= Job =
Print, word for word, every line from the beginning of the listing up to and including the line with "Serif', 'Times New". Pictures are to be excluded.
....
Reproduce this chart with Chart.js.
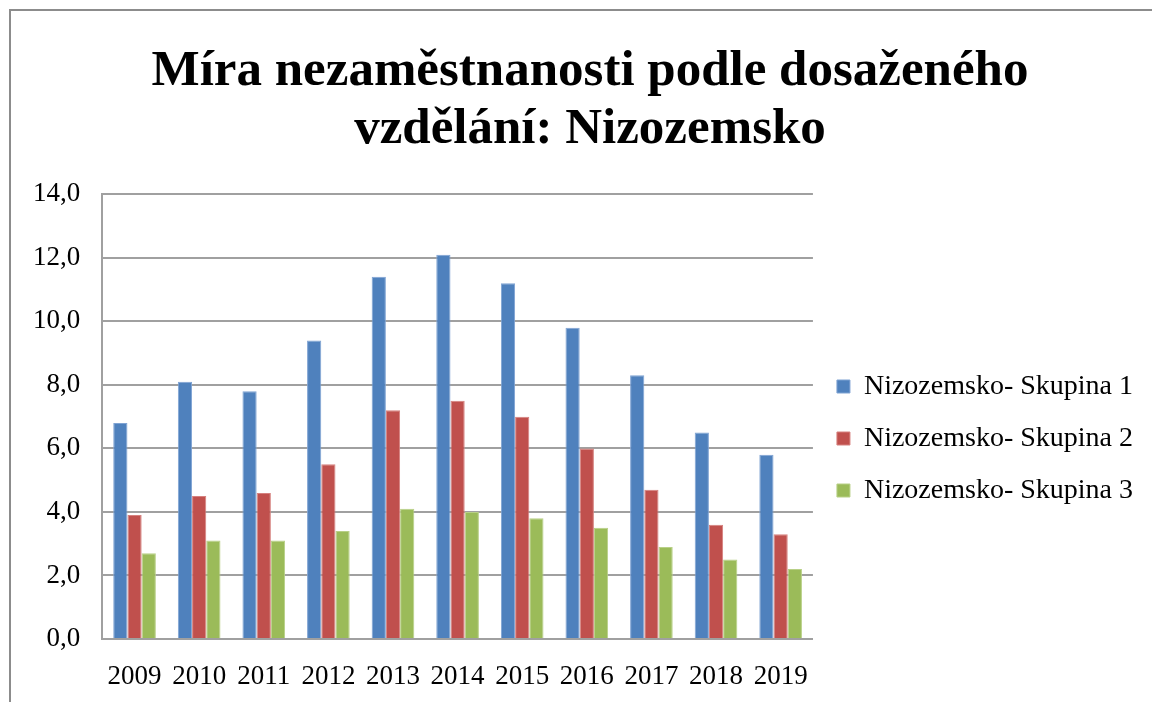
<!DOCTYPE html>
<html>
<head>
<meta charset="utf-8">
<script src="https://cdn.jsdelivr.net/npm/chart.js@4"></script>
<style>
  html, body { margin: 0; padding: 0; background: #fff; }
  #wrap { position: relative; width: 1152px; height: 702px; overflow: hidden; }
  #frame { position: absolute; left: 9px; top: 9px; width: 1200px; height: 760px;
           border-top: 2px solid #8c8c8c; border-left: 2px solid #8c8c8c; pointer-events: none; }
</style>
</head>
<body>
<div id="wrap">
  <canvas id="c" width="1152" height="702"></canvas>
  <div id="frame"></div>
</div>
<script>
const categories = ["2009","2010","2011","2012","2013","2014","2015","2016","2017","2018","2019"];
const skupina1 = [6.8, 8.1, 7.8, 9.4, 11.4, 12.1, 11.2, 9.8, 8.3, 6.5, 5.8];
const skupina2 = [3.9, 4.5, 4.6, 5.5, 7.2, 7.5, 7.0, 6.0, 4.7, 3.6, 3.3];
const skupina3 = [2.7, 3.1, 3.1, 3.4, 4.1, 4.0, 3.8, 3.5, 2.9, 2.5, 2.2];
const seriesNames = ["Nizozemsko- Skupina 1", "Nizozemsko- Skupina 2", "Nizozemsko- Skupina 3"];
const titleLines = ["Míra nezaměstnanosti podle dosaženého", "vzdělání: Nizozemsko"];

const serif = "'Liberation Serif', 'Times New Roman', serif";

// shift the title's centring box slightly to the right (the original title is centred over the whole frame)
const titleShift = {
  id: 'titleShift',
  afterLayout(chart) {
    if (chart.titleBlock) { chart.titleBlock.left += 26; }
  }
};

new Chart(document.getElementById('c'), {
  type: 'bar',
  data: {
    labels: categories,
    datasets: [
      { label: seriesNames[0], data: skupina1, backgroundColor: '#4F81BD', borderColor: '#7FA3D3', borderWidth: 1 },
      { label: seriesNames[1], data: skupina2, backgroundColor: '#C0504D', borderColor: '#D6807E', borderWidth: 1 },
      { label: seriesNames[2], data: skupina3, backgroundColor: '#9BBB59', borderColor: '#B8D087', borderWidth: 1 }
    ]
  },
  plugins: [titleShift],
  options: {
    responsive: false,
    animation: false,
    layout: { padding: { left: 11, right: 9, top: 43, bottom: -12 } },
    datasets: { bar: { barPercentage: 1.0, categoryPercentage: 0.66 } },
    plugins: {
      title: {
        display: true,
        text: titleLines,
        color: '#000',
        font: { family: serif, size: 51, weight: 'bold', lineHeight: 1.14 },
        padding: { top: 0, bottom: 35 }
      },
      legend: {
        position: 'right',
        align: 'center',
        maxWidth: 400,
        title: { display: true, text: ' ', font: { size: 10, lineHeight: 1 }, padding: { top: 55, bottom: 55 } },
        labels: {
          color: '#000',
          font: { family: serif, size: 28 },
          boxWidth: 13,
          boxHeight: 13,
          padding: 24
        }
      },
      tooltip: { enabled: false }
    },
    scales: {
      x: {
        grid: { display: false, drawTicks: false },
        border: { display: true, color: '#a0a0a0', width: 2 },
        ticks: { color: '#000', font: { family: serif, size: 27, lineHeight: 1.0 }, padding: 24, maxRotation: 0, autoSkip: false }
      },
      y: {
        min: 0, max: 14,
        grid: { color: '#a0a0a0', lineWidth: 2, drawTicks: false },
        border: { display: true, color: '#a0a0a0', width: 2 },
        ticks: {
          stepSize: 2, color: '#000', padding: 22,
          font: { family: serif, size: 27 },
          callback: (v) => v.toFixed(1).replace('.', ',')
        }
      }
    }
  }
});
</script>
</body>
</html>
....
= The completed task =
Reproduce this chart with Chart.js.
<!DOCTYPE html>
<html>
<head>
<meta charset="utf-8">
<script src="https://cdn.jsdelivr.net/npm/chart.js@4"></script>
<style>
  html, body { margin: 0; padding: 0; background: #fff; }
  #wrap { position: relative; width: 1152px; height: 702px; overflow: hidden; }
  #frame { position: absolute; left: 9px; top: 9px; width: 1200px; height: 760px;
           border-top: 2px solid #8c8c8c; border-left: 2px solid #8c8c8c; pointer-events: none; }
</style>
</head>
<body>
<div id="wrap">
  <canvas id="c" width="1152" height="702"></canvas>
  <div id="frame"></div>
</div>
<script>
const categories = ["2009","2010","2011","2012","2013","2014","2015","2016","2017","2018","2019"];
const skupina1 = [6.8, 8.1, 7.8, 9.4, 11.4, 12.1, 11.2, 9.8, 8.3, 6.5, 5.8];
const skupina2 = [3.9, 4.5, 4.6, 5.5, 7.2, 7.5, 7.0, 6.0, 4.7, 3.6, 3.3];
const skupina3 = [2.7, 3.1, 3.1, 3.4, 4.1, 4.0, 3.8, 3.5, 2.9, 2.5, 2.2];
const seriesNames = ["Nizozemsko- Skupina 1", "Nizozemsko- Skupina 2", "Nizozemsko- Skupina 3"];
const titleLines = ["Míra nezaměstnanosti podle dosaženého", "vzdělání: Nizozemsko"];

const serif = "'Liberation Serif', 'Times New Roman', serif";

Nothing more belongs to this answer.